**AIM:** Leave the pictures out, and retype all of the material exactly as written.

━━━━━━━━━━━━━━━━━━━━

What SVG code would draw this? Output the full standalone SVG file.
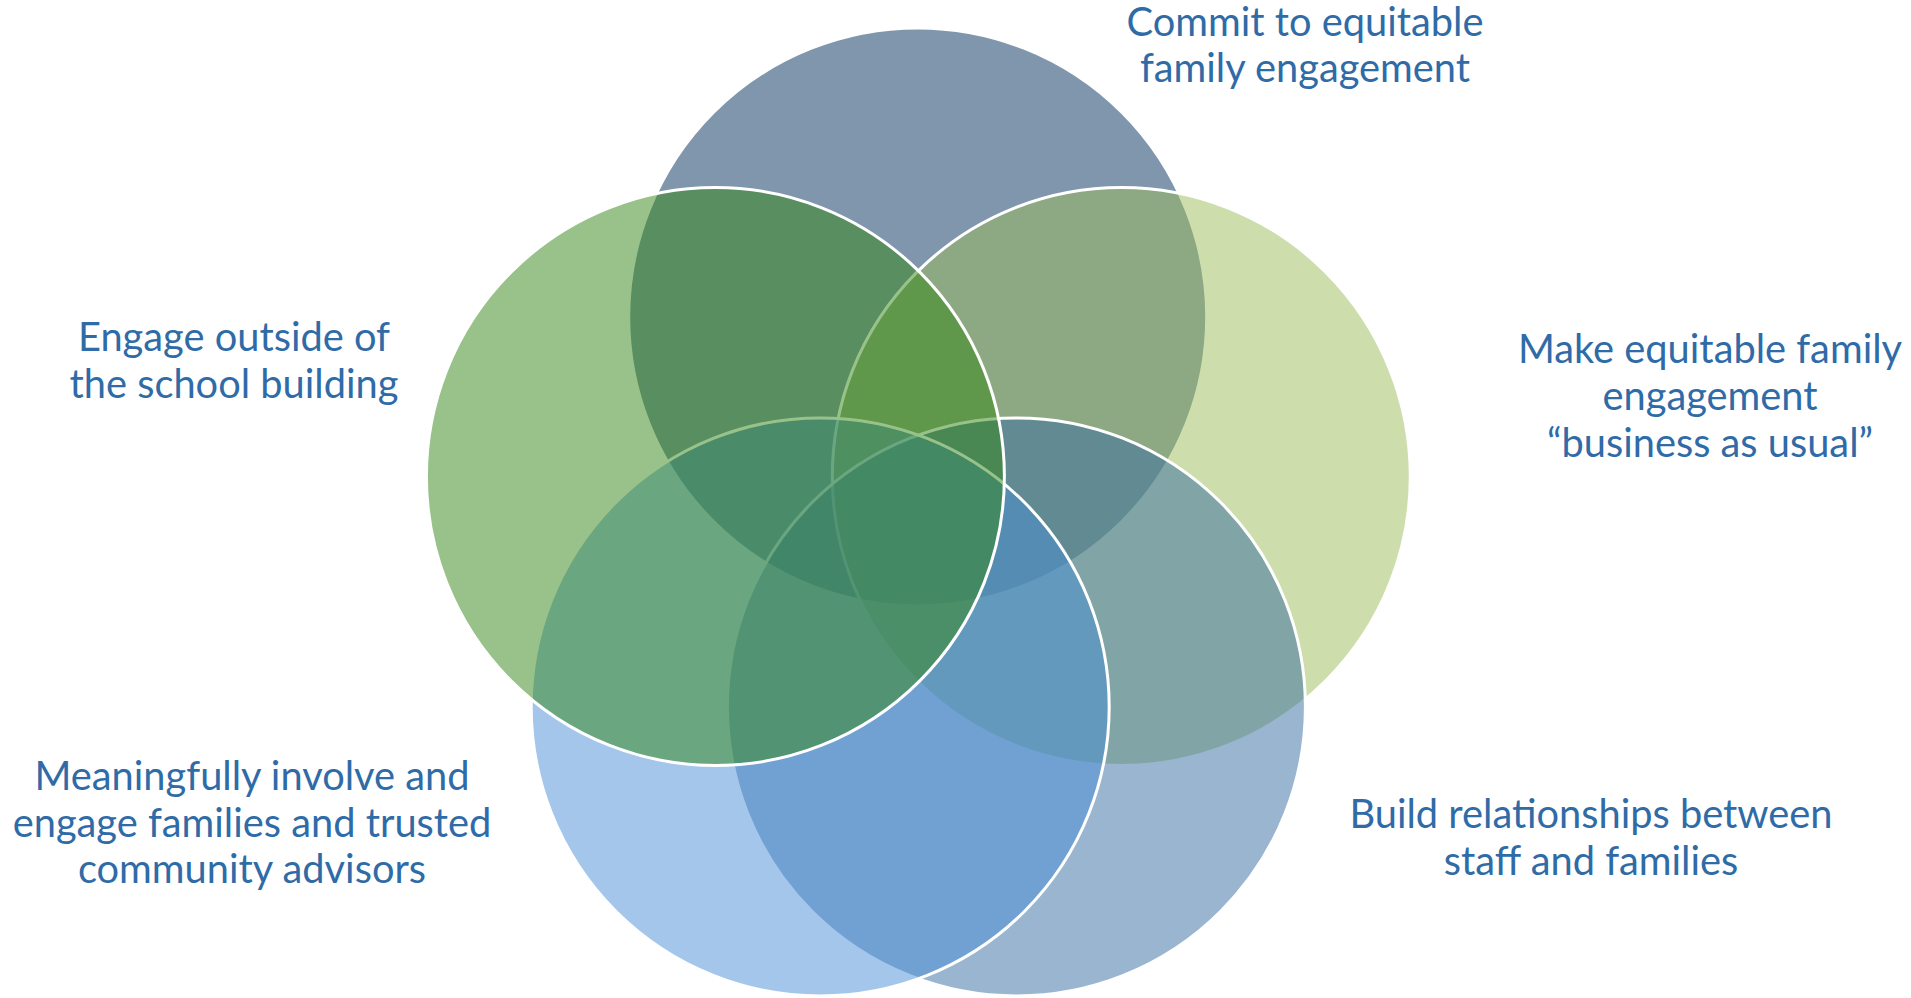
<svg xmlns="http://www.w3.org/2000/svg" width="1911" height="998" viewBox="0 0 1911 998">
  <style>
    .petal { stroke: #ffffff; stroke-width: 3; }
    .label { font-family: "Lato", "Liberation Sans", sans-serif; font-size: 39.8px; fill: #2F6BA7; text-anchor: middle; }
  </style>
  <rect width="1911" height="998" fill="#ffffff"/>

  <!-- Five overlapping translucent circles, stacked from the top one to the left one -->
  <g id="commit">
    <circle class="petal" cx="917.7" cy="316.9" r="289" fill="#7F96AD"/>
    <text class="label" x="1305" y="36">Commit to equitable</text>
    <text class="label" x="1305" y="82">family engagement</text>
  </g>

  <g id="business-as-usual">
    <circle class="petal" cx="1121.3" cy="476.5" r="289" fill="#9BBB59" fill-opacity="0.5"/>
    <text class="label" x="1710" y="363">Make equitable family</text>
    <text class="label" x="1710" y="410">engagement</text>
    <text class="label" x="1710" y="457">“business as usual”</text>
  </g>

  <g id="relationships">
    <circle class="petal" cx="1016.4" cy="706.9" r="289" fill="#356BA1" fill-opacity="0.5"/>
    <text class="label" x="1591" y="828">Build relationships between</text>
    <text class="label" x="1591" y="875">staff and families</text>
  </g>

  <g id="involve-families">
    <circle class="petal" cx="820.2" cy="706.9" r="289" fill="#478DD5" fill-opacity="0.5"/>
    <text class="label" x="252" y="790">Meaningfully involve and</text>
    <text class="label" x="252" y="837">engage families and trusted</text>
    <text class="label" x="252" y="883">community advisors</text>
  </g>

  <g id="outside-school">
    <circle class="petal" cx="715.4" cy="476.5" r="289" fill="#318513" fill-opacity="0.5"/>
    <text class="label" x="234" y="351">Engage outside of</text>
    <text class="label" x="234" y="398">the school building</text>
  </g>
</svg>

━━━━━━━━━━━━━━━━━━━━

**WORKED ANSWER:**
What SVG code would draw this? Output the full standalone SVG file.
<svg xmlns="http://www.w3.org/2000/svg" width="1911" height="998" viewBox="0 0 1911 998">
  <style>
    .petal { stroke: #ffffff; stroke-width: 3; }
    .label { font-family: "Lato", "Liberation Sans", sans-serif; font-size: 39.8px; fill: #2F6BA7; text-anchor: middle; }
  </style>
  <rect width="1911" height="998" fill="#ffffff"/>

  <!-- Five overlapping translucent circles, stacked from the top one to the left one -->
  <g id="commit">
    <circle class="petal" cx="917.7" cy="316.9" r="289" fill="#7F96AD"/>
    <text class="label" x="1305" y="36">Commit to equitable</text>
    <text class="label" x="1305" y="82">family engagement</text>
  </g>

  <g id="business-as-usual">
    <circle class="petal" cx="1121.3" cy="476.5" r="289" fill="#9BBB59" fill-opacity="0.5"/>
    <text class="label" x="1710" y="363">Make equitable family</text>
    <text class="label" x="1710" y="410">engagement</text>
    <text class="label" x="1710" y="457">“business as usual”</text>
  </g>

  <g id="relationships">
    <circle class="petal" cx="1016.4" cy="706.9" r="289" fill="#356BA1" fill-opacity="0.5"/>
    <text class="label" x="1591" y="828">Build relationships between</text>
    <text class="label" x="1591" y="875">staff and families</text>
  </g>

  <g id="involve-families">
    <circle class="petal" cx="820.2" cy="706.9" r="289" fill="#478DD5" fill-opacity="0.5"/>
    <text class="label" x="252" y="790">Meaningfully involve and</text>
    <text class="label" x="252" y="837">engage families and trusted</text>
    <text class="label" x="252" y="883">community advisors</text>
  </g>

  <g id="outside-school">
    <circle class="petal" cx="715.4" cy="476.5" r="289" fill="#318513" fill-opacity="0.5"/>
    <text class="label" x="234" y="351">Engage outside of</text>
    <text class="label" x="234" y="398">the school building</text>
  </g>
</svg>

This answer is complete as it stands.